### TO BE DONE:
Would you transcribe the whole listing exactly, minus its pictures?
START DATA EXTRACT
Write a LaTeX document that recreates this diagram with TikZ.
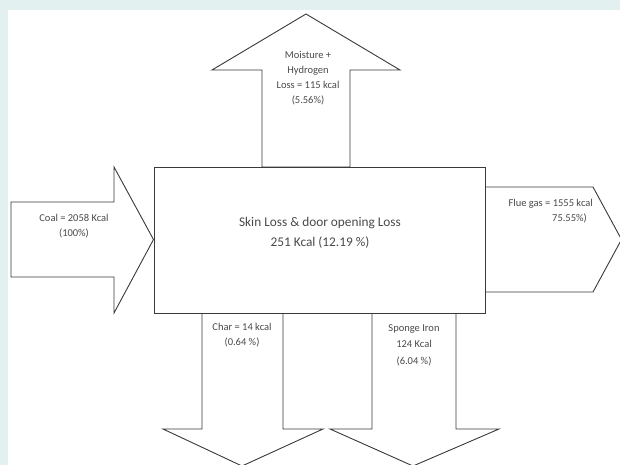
\documentclass[tikz,border=0pt]{standalone}
\usepackage{fontspec}
\setmainfont{Carlito}
\definecolor{pagebg}{HTML}{E2F1F0}
\definecolor{inkline}{HTML}{3A3A3A}
\definecolor{inktext}{HTML}{4A4A4A}
\begin{document}
\begin{tikzpicture}[x=1pt,y=-1pt,
  flow/.style={draw=inkline, line width=0.9pt, fill=white, line join=miter},
  chamber/.style={draw=inkline, line width=0.9pt, fill=white, inner sep=0pt},
  lbl/.style={text=inktext, font=\fontsize{10.5}{15}\selectfont, align=center, inner sep=0pt},
  mainlbl/.style={text=inktext, font=\fontsize{13.3}{20}\selectfont, align=center, inner sep=0pt}]
\useasboundingbox (0,0) rectangle (620,465);
% page background and white sheet
\fill[pagebg] (0,0) rectangle (620,465);
\fill[white] (8,10) rectangle (620,465);
\begin{scope}
\clip (0,0) rectangle (620,465);
% outgoing moisture + hydrogen (upwards)
\draw[flow] (262,167) -- (262,70) -- (212,70) -- (306,14) -- (400,70) -- (350,70) -- (350,167) -- cycle;
% incoming coal (from the left)
\draw[flow] (11,202) -- (114,202) -- (114,167) -- (153.5,239.5) -- (114,313) -- (114,277) -- (11,277) -- cycle;
% outgoing flue gas (to the right)
\draw[flow] (485,187) -- (593,187) -- (621.5,239.5) -- (593,292) -- (485,292) -- cycle;
% outgoing char (downwards)
\draw[flow] (202,313) -- (202,429) -- (163,429) -- (242,466) -- (323,429) -- (283,429) -- (283,313) -- cycle;
% outgoing sponge iron (downwards)
\draw[flow] (372,313) -- (372,429) -- (330,429) -- (413,466) -- (499,429) -- (456,429) -- (456,313) -- cycle;
\end{scope}
% kiln body
\node[chamber, minimum width=331pt, minimum height=146pt] (kiln) at (319.5,240) {};
% labels (anchored on the baseline of their last line)
\node[mainlbl, anchor=base] (skin) at (320,246) {Skin Loss \& door opening Loss\\251 Kcal (12.19 \%)};
\node[lbl, anchor=base] (moist) at (308,104) {Moisture +\\Hydrogen\\Loss = 115 kcal\\(5.56\%)};
\node[lbl, anchor=base] (coal) at (74,236) {Coal = 2058 Kcal\\(100\%)};
\node[lbl, anchor=base east, align=right] (flue) at (593,221) {Flue gas = 1555 kcal\\75.55\%)\hspace*{6pt}};
\node[lbl, anchor=base] (char) at (242,345) {Char = 14 kcal\\(0.64 \%)};
\node[lbl, anchor=base, font=\fontsize{10.5}{16.5}\selectfont] (sponge) at (414,364) {Sponge Iron\\124 Kcal\\(6.04 \%)};
\end{tikzpicture}
\end{document}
END DATA EXTRACT
### WRITTEN SOLUTION:
Write a LaTeX document that recreates this diagram with TikZ.
\documentclass[tikz,border=0pt]{standalone}
\usepackage{fontspec}
\setmainfont{Carlito}
\definecolor{pagebg}{HTML}{E2F1F0}
\definecolor{inkline}{HTML}{3A3A3A}
\definecolor{inktext}{HTML}{4A4A4A}
\begin{document}
\begin{tikzpicture}[x=1pt,y=-1pt,
  flow/.style={draw=inkline, line width=0.9pt, fill=white, line join=miter},
  chamber/.style={draw=inkline, line width=0.9pt, fill=white, inner sep=0pt},
  lbl/.style={text=inktext, font=\fontsize{10.5}{15}\selectfont, align=center, inner sep=0pt},
  mainlbl/.style={text=inktext, font=\fontsize{13.3}{20}\selectfont, align=center, inner sep=0pt}]
\useasboundingbox (0,0) rectangle (620,465);
% page background and white sheet
\fill[pagebg] (0,0) rectangle (620,465);
\fill[white] (8,10) rectangle (620,465);
\begin{scope}
\clip (0,0) rectangle (620,465);
% outgoing moisture + hydrogen (upwards)
\draw[flow] (262,167) -- (262,70) -- (212,70) -- (306,14) -- (400,70) -- (350,70) -- (350,167) -- cycle;
% incoming coal (from the left)
\draw[flow] (11,202) -- (114,202) -- (114,167) -- (153.5,239.5) -- (114,313) -- (114,277) -- (11,277) -- cycle;
% outgoing flue gas (to the right)
\draw[flow] (485,187) -- (593,187) -- (621.5,239.5) -- (593,292) -- (485,292) -- cycle;
% outgoing char (downwards)
\draw[flow] (202,313) -- (202,429) -- (163,429) -- (242,466) -- (323,429) -- (283,429) -- (283,313) -- cycle;
% outgoing sponge iron (downwards)
\draw[flow] (372,313) -- (372,429) -- (330,429) -- (413,466) -- (499,429) -- (456,429) -- (456,313) -- cycle;
\end{scope}
% kiln body
\node[chamber, minimum width=331pt, minimum height=146pt] (kiln) at (319.5,240) {};
% labels (anchored on the baseline of their last line)
\node[mainlbl, anchor=base] (skin) at (320,246) {Skin Loss \& door opening Loss\\251 Kcal (12.19 \%)};
\node[lbl, anchor=base] (moist) at (308,104) {Moisture +\\Hydrogen\\Loss = 115 kcal\\(5.56\%)};
\node[lbl, anchor=base] (coal) at (74,236) {Coal = 2058 Kcal\\(100\%)};
\node[lbl, anchor=base east, align=right] (flue) at (593,221) {Flue gas = 1555 kcal\\75.55\%)\hspace*{6pt}};
\node[lbl, anchor=base] (char) at (242,345) {Char = 14 kcal\\(0.64 \%)};
\node[lbl, anchor=base, font=\fontsize{10.5}{16.5}\selectfont] (sponge) at (414,364) {Sponge Iron\\124 Kcal\\(6.04 \%)};
\end{tikzpicture}
\end{document}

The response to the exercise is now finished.